## Given instruction
Within the data that follows, how many lines carry the string "React"? Give the number alone.

## Data excerpt
_ _ _ _ _
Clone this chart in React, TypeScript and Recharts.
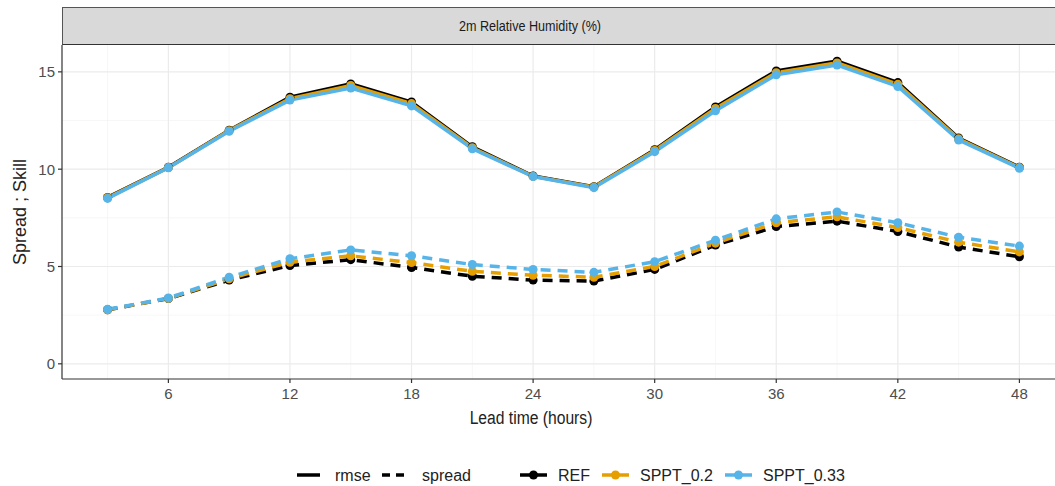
import React from 'react'
import { LineChart, Line, XAxis, YAxis, CartesianGrid } from 'recharts'

// lead times (hours)
const leadTimes = [3, 6, 9, 12, 15, 18, 21, 24, 27, 30, 33, 36, 39, 42, 45, 48]

// rmse (solid lines)
const refRmse = [8.55, 10.1, 12.0, 13.7, 14.38, 13.45, 11.15, 9.65, 9.1, 11.0, 13.2, 15.05, 15.55, 14.45, 11.6, 10.1]
const sppt02Rmse = [8.53, 10.08, 11.98, 13.62, 14.3, 13.37, 11.1, 9.63, 9.08, 10.96, 13.12, 14.96, 15.46, 14.36, 11.56, 10.08]
const sppt033Rmse = [8.5, 10.07, 11.95, 13.55, 14.17, 13.25, 11.05, 9.62, 9.05, 10.9, 13.0, 14.85, 15.35, 14.25, 11.5, 10.05]

// spread (dashed lines)
const refSpread = [2.78, 3.35, 4.3, 5.05, 5.35, 4.95, 4.5, 4.3, 4.25, 4.85, 6.1, 7.05, 7.33, 6.8, 6.0, 5.5]
const sppt02Spread = [2.78, 3.36, 4.37, 5.22, 5.55, 5.2, 4.75, 4.55, 4.45, 5.0, 6.2, 7.25, 7.55, 7.0, 6.25, 5.75]
const sppt033Spread = [2.8, 3.38, 4.45, 5.4, 5.85, 5.55, 5.1, 4.85, 4.7, 5.25, 6.35, 7.45, 7.8, 7.25, 6.5, 6.05]

const xTicks = [6, 12, 18, 24, 30, 36, 42, 48]
const xMinor = [3, 9, 15, 21, 27, 33, 39, 45]
const yTicks = [0, 5, 10, 15]
const yMinor = [2.5, 7.5, 12.5]

const seriesNames = ['REF', 'SPPT_0.2', 'SPPT_0.33']
const seriesColors = ['#000000', '#E69F00', '#56B4E9']
const rmseSets = [refRmse, sppt02Rmse, sppt033Rmse]
const spreadSets = [refSpread, sppt02Spread, sppt033Spread]

const data = leadTimes.map((lead, i) => {
  const row: Record<string, number> = { lead }
  seriesNames.forEach((name, s) => {
    row[`${name}_rmse`] = rmseSets[s][i]
    row[`${name}_spread`] = spreadSets[s][i]
  })
  return row
})

const FONT = '"Liberation Sans", Arial, Helvetica, sans-serif'
const tickStyle = { fill: '#4d4d4d', fontSize: 15, fontFamily: FONT }

function Legend() {
  const y = 475
  return (
    <svg width={1055} height={30} style={{ position: 'absolute', left: 0, top: y - 15 }}>
      <g fontFamily={FONT} fontSize={16} fill="#222">
        <line x1={297} x2={320} y1={15} y2={15} stroke="#000" strokeWidth={3.5} />
        <text x={335} y={20.5}>rmse</text>
        <line x1={382} x2={408} y1={15} y2={15} stroke="#000" strokeWidth={3.5} strokeDasharray="8 6" />
        <text x={422} y={20.5}>spread</text>
        {seriesNames.map((name, s) => {
          const x0 = [520, 602, 725][s]
          return (
            <g key={name}>
              <line x1={x0} x2={x0 + 27} y1={15} y2={15} stroke={seriesColors[s]} strokeWidth={3.5} />
              <circle cx={x0 + 13.5} cy={15} r={4.5} fill={seriesColors[s]} />
              <text x={x0 + 38} y={20.5}>{name}</text>
            </g>
          )
        })}
      </g>
    </svg>
  )
}

export default function App() {
  return (
    <div style={{ position: 'fixed', left: 0, top: 0, width: 1055, height: 486, overflow: 'hidden', background: '#fff' }}>
      <LineChart width={1080} height={486} data={data} margin={{ top: 45, right: 15, bottom: 77, left: 0 }}>
        <CartesianGrid verticalValues={xMinor} horizontalValues={yMinor} stroke="#f2f2f2" strokeWidth={0.6} />
        <CartesianGrid verticalValues={xTicks} horizontalValues={yTicks} stroke="#ebebeb" strokeWidth={1.2} />
        <XAxis
          dataKey="lead"
          type="number"
          domain={[0.75, 50.25]}
          ticks={xTicks}
          allowDataOverflow
          height={30}
          tick={tickStyle}
          tickSize={4}
          tickMargin={5}
          axisLine={{ stroke: '#333', strokeWidth: 1.2 }}
          tickLine={{ stroke: '#333', strokeWidth: 1.2 }}
        />
        <YAxis
          type="number"
          domain={[-0.78, 16.38]}
          ticks={yTicks}
          allowDataOverflow
          width={62}
          tick={tickStyle}
          tickSize={4}
          tickMargin={3}
          axisLine={{ stroke: '#333', strokeWidth: 1.2 }}
          tickLine={{ stroke: '#333', strokeWidth: 1.2 }}
        />
        {seriesNames.flatMap((name, s) => [
          <Line
            key={`${name}_rmse`}
            dataKey={`${name}_rmse`}
            type="linear"
            stroke={seriesColors[s]}
            strokeWidth={3.5}
            dot={{ r: 4.5, fill: seriesColors[s], stroke: 'none' }}
            activeDot={false}
            isAnimationActive={false}
          />,
          <Line
            key={`${name}_spread`}
            dataKey={`${name}_spread`}
            type="linear"
            stroke={seriesColors[s]}
            strokeWidth={3.5}
            strokeDasharray="10 7"
            dot={{ r: 4.5, fill: seriesColors[s], stroke: 'none', strokeDasharray: '0' }}
            activeDot={false}
            isAnimationActive={false}
          />,
        ])}
      </LineChart>

      {/* facet strip */}
      <div
        style={{
          position: 'absolute', left: 62, top: 7, width: 1010, height: 36,
          background: '#d9d9d9', borderTop: '1px solid #555', borderLeft: '1px solid #555', borderBottom: '1.5px solid #333',
        }}
      />
      <div
        style={{
          position: 'absolute', left: 530, top: 26, transform: 'translate(-50%, -50%) scaleX(0.9)',
          fontFamily: FONT, fontSize: 14, color: '#1a1a1a', whiteSpace: 'nowrap',
        }}
      >
        2m Relative Humidity (%)
      </div>

      {/* axis titles */}
      <div
        style={{
          position: 'absolute', left: 531, top: 418, transform: 'translate(-50%, -50%) scaleX(0.87)',
          fontFamily: FONT, fontSize: 18, color: '#222', whiteSpace: 'nowrap',
        }}
      >
        Lead time (hours)
      </div>
      <div
        style={{
          position: 'absolute', left: 20, top: 212, transform: 'translate(-50%, -50%) rotate(-90deg)',
          fontFamily: FONT, fontSize: 18, color: '#222', whiteSpace: 'nowrap',
        }}
      >
        Spread ; Skill
      </div>

      <Legend />
    </div>
  )
}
_ _ _ _ _
## Response for this exercise
2